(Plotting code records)
* begin *
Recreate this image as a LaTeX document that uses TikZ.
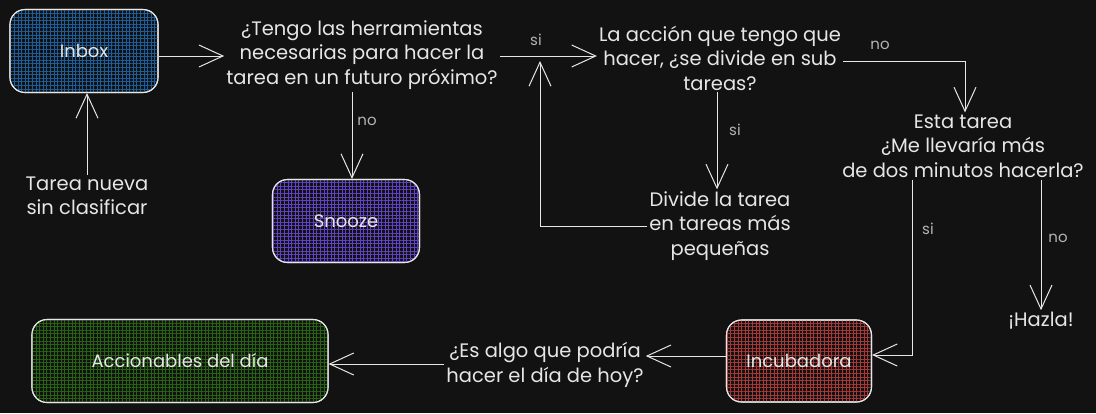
\documentclass[tikz,border=0pt]{standalone}
\usepackage{fontspec}
\setmainfont{Poppins}
\usetikzlibrary{arrows.meta,patterns.meta}
\definecolor{bg}{HTML}{121212}
\definecolor{fg}{HTML}{E6E6E6}
\definecolor{lbl}{HTML}{B4B4B4}
\definecolor{cblue}{HTML}{1A5E9E}
\definecolor{cpurple}{HTML}{6042C4}
\definecolor{cred}{HTML}{A83838}
\definecolor{cgreen}{HTML}{27640F}
\tikzset{
  box/.style={draw=fg, line width=1.1pt, rounded corners=15pt, fill=bg,
    text=fg, font=\fontsize{18}{20}\selectfont, inner sep=0pt},
  hatch/.style={postaction={pattern={Lines[angle=0,distance=3.6pt,line width=0.85pt]}, pattern color=#1},
                postaction={pattern={Lines[angle=90,distance=3.6pt,line width=0.85pt]}, pattern color=#1},
                postaction={draw=fg, line width=1.1pt, rounded corners=15pt}},
  txt/.style={text=fg, align=center, font=\fontsize{19.5}{24.5}\selectfont, inner sep=2pt},
  lab/.style={text=lbl, font=\fontsize{15}{17}\selectfont, inner sep=0pt},
  conn/.style={draw=fg, line width=1pt, -{Straight Barb[length=24pt,width=22pt,line width=1pt]}},
}
\begin{document}
\begin{tikzpicture}[x=1pt,y=-1pt]
\useasboundingbox[fill=bg] (0,0) rectangle (1096,413);
% boxes
\node[box, hatch=cblue, minimum width=148pt, minimum height=83pt] (inbox) at (84,51) {Inbox};
\node[box, hatch=cpurple, minimum width=147pt, minimum height=83pt] (snooze) at (346,221) {Snooze};
\node[box, hatch=cred, minimum width=145pt, minimum height=82pt] (inc) at (799,361) {Incubadora};
\node[box, hatch=cgreen, minimum width=296pt, minimum height=83pt] (acc) at (180,361) {Accionables del día};
% texts
\node[txt] (q1) at (362,55) {¿Tengo las herramientas\\necesarias para hacer la\\tarea en un futuro próximo?};
\node[txt] (q2) at (720,58) {La acción que tengo que\\hacer, ¿se divide en sub\\tareas?};
\node[txt] (div) at (720,226) {Divide la tarea\\en tareas más\\pequeñas};
\node[txt] (q3) at (963,146) {Esta tarea\\¿Me llevaría más\\de dos minutos hacerla?};
\node[txt] (hazla) at (1041,321) {¡Hazla!};
\node[txt] (q4) at (545,365) {¿Es algo que podría\\hacer el día de hoy?};
\node[txt] (tarea) at (87,196) {Tarea nueva\\sin clasificar};
\coordinate (ret) at (540,61);
% connectors
\draw[conn] (inbox.east |- 0,56) -- (q1.west |- 0,56);
\draw[conn] (tarea.north) -- (tarea.north |- inbox.south);
\draw[conn] ([xshift=6pt]snooze.north |- q1.south) -- ([xshift=6pt]snooze.north);
\draw[conn] (q1.east |- 0,56) -- (q2.west |- 0,56);
\draw[conn] (div.west) -| (ret);
\draw[conn] ([xshift=-3pt]div.north |- q2.south) -- ([xshift=-3pt]div.north);
\draw[conn] (q2.east |- 0,61) -| ([xshift=2pt]q3.north);
\draw[conn] (q3.south -| hazla.north) -- (hazla.north);
\draw[conn] ([xshift=-51pt]q3.south) |- ([yshift=6pt]inc.east);
\draw[conn] ([yshift=5pt]inc.west) -- (q4.east |- 0,356);
\draw[conn] (q4.west |- 0,364) -- (acc.east |- 0,364);
% labels
\node[lab] (l1) at (536,40) {si};
\node[lab] (l2) at (367,121) {no};
\node[lab] (l3) at (735,130) {si};
\node[lab] (l4) at (880,45) {no};
\node[lab] (l5) at (928,229) {si};
\node[lab] (l6) at (1058,238) {no};
\end{tikzpicture}
\end{document}
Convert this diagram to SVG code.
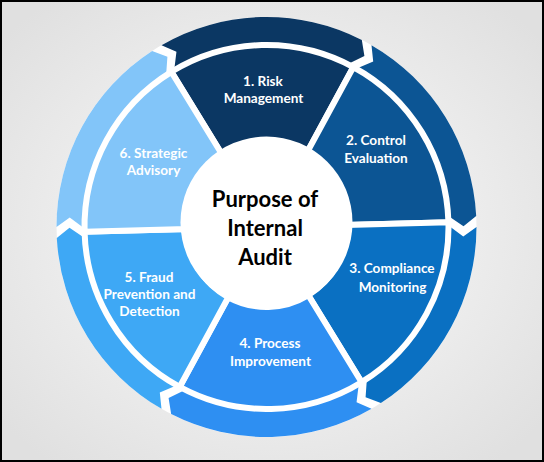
<svg xmlns="http://www.w3.org/2000/svg" xmlns:xlink="http://www.w3.org/1999/xlink" width="544" height="462" viewBox="0 0 544 462">
<defs>
<radialGradient id="bg" cx="50%" cy="50%" r="65%">
<stop offset="0" stop-color="#fdfdfd"/>
<stop offset="1" stop-color="#e0e0e0"/>
</radialGradient>
<path id="seg" d="M -91 -157.62 A 182 182 0 0 1 91 -157.62 L 40 -69.28 A 80 80 0 0 0 -40 -69.28 Z"/>
<path id="arc" d="M -100.20 -184.55 A 210 210 0 0 1 100.20 -184.55 L 102.35 -168.33 L 87.80 -161.70 A 184 184 0 0 0 -87.80 -161.70 L -85.43 -177.51 Z"/>
</defs>
<style>
.seg{stroke:#ffffff;stroke-width:6;stroke-linejoin:miter}
.lbl{font-family:Lato,"Liberation Sans",sans-serif;font-weight:bold;font-size:13.6px;fill:#ffffff;text-anchor:middle}
.title{font-family:Lato,"Liberation Sans",sans-serif;font-weight:bold;font-size:22px;fill:#000000;text-anchor:middle}
.c1{fill:#0b3763}.c2{fill:#0c5594}.c3{fill:#0a70c2}.c4{fill:#2e8ff2}.c5{fill:#3ea8f5}.c6{fill:#82c5f9}
</style>
<rect x="1" y="1" width="542" height="460" fill="url(#bg)" stroke="#000000" stroke-width="2"/>
<circle cx="266.5" cy="227" r="210" fill="#ffffff"/>
<g id="connectors">
<use xlink:href="#arc" class="c1" transform="translate(266.5 227) rotate(-1.5)"/>
<use xlink:href="#arc" class="c2" transform="translate(266.5 227) rotate(58.5)"/>
<use xlink:href="#arc" class="c3" transform="translate(266.5 227) rotate(118.5)"/>
<use xlink:href="#arc" class="c4" transform="translate(266.5 227) rotate(178.5)"/>
<use xlink:href="#arc" class="c5" transform="translate(266.5 227) rotate(238.5)"/>
<use xlink:href="#arc" class="c6" transform="translate(266.5 227) rotate(298.5)"/>
</g>
<g id="node1">
<use xlink:href="#seg" class="seg c1" transform="translate(266.5 227) rotate(-1.5)"/>
<text class="lbl" x="263" y="85.5">1. Risk</text>
<text class="lbl" x="263.5" y="103">Management</text>
</g>
<g id="node2">
<use xlink:href="#seg" class="seg c2" transform="translate(266.5 227) rotate(58.5)"/>
<text class="lbl" x="376" y="144.5">2. Control</text>
<text class="lbl" x="376" y="162.5">Evaluation</text>
</g>
<g id="node3">
<use xlink:href="#seg" class="seg c3" transform="translate(266.5 227) rotate(118.5)"/>
<text class="lbl" x="392" y="272.5">3. Compliance</text>
<text class="lbl" x="392.5" y="291.5">Monitoring</text>
</g>
<g id="node4">
<use xlink:href="#seg" class="seg c4" transform="translate(266.5 227) rotate(178.5)"/>
<text class="lbl" x="270" y="347.5">4. Process</text>
<text class="lbl" x="270.5" y="365.5">Improvement</text>
</g>
<g id="node5">
<use xlink:href="#seg" class="seg c5" transform="translate(266.5 227) rotate(238.5)"/>
<text class="lbl" x="149" y="281.5">5. Fraud</text>
<text class="lbl" x="149.5" y="298.5">Prevention and</text>
<text class="lbl" x="149.5" y="315.5">Detection</text>
</g>
<g id="node6">
<use xlink:href="#seg" class="seg c6" transform="translate(266.5 227) rotate(298.5)"/>
<text class="lbl" x="153.5" y="157.5">6. Strategic</text>
<text class="lbl" x="153.5" y="174.5">Advisory</text>
</g>
<g id="center">
<circle cx="266.5" cy="222.5" r="86" fill="#ffffff"/>
<text class="title" x="265" y="207">Purpose of</text>
<text class="title" x="265" y="236">Internal</text>
<text class="title" x="265" y="265">Audit</text>
</g>
</svg>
* end *
### Work to do
Repeat each record exactly as shown above, dropping all images.

### Task response
Recreate this image as a LaTeX document that uses TikZ.
\documentclass[tikz,border=0pt]{standalone}
\usepackage{fontspec}
\setmainfont{Poppins}
\usetikzlibrary{arrows.meta,patterns.meta}
\definecolor{bg}{HTML}{121212}
\definecolor{fg}{HTML}{E6E6E6}
\definecolor{lbl}{HTML}{B4B4B4}
\definecolor{cblue}{HTML}{1A5E9E}
\definecolor{cpurple}{HTML}{6042C4}
\definecolor{cred}{HTML}{A83838}
\definecolor{cgreen}{HTML}{27640F}
\tikzset{
  box/.style={draw=fg, line width=1.1pt, rounded corners=15pt, fill=bg,
    text=fg, font=\fontsize{18}{20}\selectfont, inner sep=0pt},
  hatch/.style={postaction={pattern={Lines[angle=0,distance=3.6pt,line width=0.85pt]}, pattern color=#1},
                postaction={pattern={Lines[angle=90,distance=3.6pt,line width=0.85pt]}, pattern color=#1},
                postaction={draw=fg, line width=1.1pt, rounded corners=15pt}},
  txt/.style={text=fg, align=center, font=\fontsize{19.5}{24.5}\selectfont, inner sep=2pt},
  lab/.style={text=lbl, font=\fontsize{15}{17}\selectfont, inner sep=0pt},
  conn/.style={draw=fg, line width=1pt, -{Straight Barb[length=24pt,width=22pt,line width=1pt]}},
}
\begin{document}
\begin{tikzpicture}[x=1pt,y=-1pt]
\useasboundingbox[fill=bg] (0,0) rectangle (1096,413);
% boxes
\node[box, hatch=cblue, minimum width=148pt, minimum height=83pt] (inbox) at (84,51) {Inbox};
\node[box, hatch=cpurple, minimum width=147pt, minimum height=83pt] (snooze) at (346,221) {Snooze};
\node[box, hatch=cred, minimum width=145pt, minimum height=82pt] (inc) at (799,361) {Incubadora};
\node[box, hatch=cgreen, minimum width=296pt, minimum height=83pt] (acc) at (180,361) {Accionables del día};
% texts
\node[txt] (q1) at (362,55) {¿Tengo las herramientas\\necesarias para hacer la\\tarea en un futuro próximo?};
\node[txt] (q2) at (720,58) {La acción que tengo que\\hacer, ¿se divide en sub\\tareas?};
\node[txt] (div) at (720,226) {Divide la tarea\\en tareas más\\pequeñas};
\node[txt] (q3) at (963,146) {Esta tarea\\¿Me llevaría más\\de dos minutos hacerla?};
\node[txt] (hazla) at (1041,321) {¡Hazla!};
\node[txt] (q4) at (545,365) {¿Es algo que podría\\hacer el día de hoy?};
\node[txt] (tarea) at (87,196) {Tarea nueva\\sin clasificar};
\coordinate (ret) at (540,61);
% connectors
\draw[conn] (inbox.east |- 0,56) -- (q1.west |- 0,56);
\draw[conn] (tarea.north) -- (tarea.north |- inbox.south);
\draw[conn] ([xshift=6pt]snooze.north |- q1.south) -- ([xshift=6pt]snooze.north);
\draw[conn] (q1.east |- 0,56) -- (q2.west |- 0,56);
\draw[conn] (div.west) -| (ret);
\draw[conn] ([xshift=-3pt]div.north |- q2.south) -- ([xshift=-3pt]div.north);
\draw[conn] (q2.east |- 0,61) -| ([xshift=2pt]q3.north);
\draw[conn] (q3.south -| hazla.north) -- (hazla.north);
\draw[conn] ([xshift=-51pt]q3.south) |- ([yshift=6pt]inc.east);
\draw[conn] ([yshift=5pt]inc.west) -- (q4.east |- 0,356);
\draw[conn] (q4.west |- 0,364) -- (acc.east |- 0,364);
% labels
\node[lab] (l1) at (536,40) {si};
\node[lab] (l2) at (367,121) {no};
\node[lab] (l3) at (735,130) {si};
\node[lab] (l4) at (880,45) {no};
\node[lab] (l5) at (928,229) {si};
\node[lab] (l6) at (1058,238) {no};
\end{tikzpicture}
\end{document}
Convert this diagram to SVG code.
<svg xmlns="http://www.w3.org/2000/svg" xmlns:xlink="http://www.w3.org/1999/xlink" width="544" height="462" viewBox="0 0 544 462">
<defs>
<radialGradient id="bg" cx="50%" cy="50%" r="65%">
<stop offset="0" stop-color="#fdfdfd"/>
<stop offset="1" stop-color="#e0e0e0"/>
</radialGradient>
<path id="seg" d="M -91 -157.62 A 182 182 0 0 1 91 -157.62 L 40 -69.28 A 80 80 0 0 0 -40 -69.28 Z"/>
<path id="arc" d="M -100.20 -184.55 A 210 210 0 0 1 100.20 -184.55 L 102.35 -168.33 L 87.80 -161.70 A 184 184 0 0 0 -87.80 -161.70 L -85.43 -177.51 Z"/>
</defs>
<style>
.seg{stroke:#ffffff;stroke-width:6;stroke-linejoin:miter}
.lbl{font-family:Lato,"Liberation Sans",sans-serif;font-weight:bold;font-size:13.6px;fill:#ffffff;text-anchor:middle}
.title{font-family:Lato,"Liberation Sans",sans-serif;font-weight:bold;font-size:22px;fill:#000000;text-anchor:middle}
.c1{fill:#0b3763}.c2{fill:#0c5594}.c3{fill:#0a70c2}.c4{fill:#2e8ff2}.c5{fill:#3ea8f5}.c6{fill:#82c5f9}
</style>
<rect x="1" y="1" width="542" height="460" fill="url(#bg)" stroke="#000000" stroke-width="2"/>
<circle cx="266.5" cy="227" r="210" fill="#ffffff"/>
<g id="connectors">
<use xlink:href="#arc" class="c1" transform="translate(266.5 227) rotate(-1.5)"/>
<use xlink:href="#arc" class="c2" transform="translate(266.5 227) rotate(58.5)"/>
<use xlink:href="#arc" class="c3" transform="translate(266.5 227) rotate(118.5)"/>
<use xlink:href="#arc" class="c4" transform="translate(266.5 227) rotate(178.5)"/>
<use xlink:href="#arc" class="c5" transform="translate(266.5 227) rotate(238.5)"/>
<use xlink:href="#arc" class="c6" transform="translate(266.5 227) rotate(298.5)"/>
</g>
<g id="node1">
<use xlink:href="#seg" class="seg c1" transform="translate(266.5 227) rotate(-1.5)"/>
<text class="lbl" x="263" y="85.5">1. Risk</text>
<text class="lbl" x="263.5" y="103">Management</text>
</g>
<g id="node2">
<use xlink:href="#seg" class="seg c2" transform="translate(266.5 227) rotate(58.5)"/>
<text class="lbl" x="376" y="144.5">2. Control</text>
<text class="lbl" x="376" y="162.5">Evaluation</text>
</g>
<g id="node3">
<use xlink:href="#seg" class="seg c3" transform="translate(266.5 227) rotate(118.5)"/>
<text class="lbl" x="392" y="272.5">3. Compliance</text>
<text class="lbl" x="392.5" y="291.5">Monitoring</text>
</g>
<g id="node4">
<use xlink:href="#seg" class="seg c4" transform="translate(266.5 227) rotate(178.5)"/>
<text class="lbl" x="270" y="347.5">4. Process</text>
<text class="lbl" x="270.5" y="365.5">Improvement</text>
</g>
<g id="node5">
<use xlink:href="#seg" class="seg c5" transform="translate(266.5 227) rotate(238.5)"/>
<text class="lbl" x="149" y="281.5">5. Fraud</text>
<text class="lbl" x="149.5" y="298.5">Prevention and</text>
<text class="lbl" x="149.5" y="315.5">Detection</text>
</g>
<g id="node6">
<use xlink:href="#seg" class="seg c6" transform="translate(266.5 227) rotate(298.5)"/>
<text class="lbl" x="153.5" y="157.5">6. Strategic</text>
<text class="lbl" x="153.5" y="174.5">Advisory</text>
</g>
<g id="center">
<circle cx="266.5" cy="222.5" r="86" fill="#ffffff"/>
<text class="title" x="265" y="207">Purpose of</text>
<text class="title" x="265" y="236">Internal</text>
<text class="title" x="265" y="265">Audit</text>
</g>
</svg>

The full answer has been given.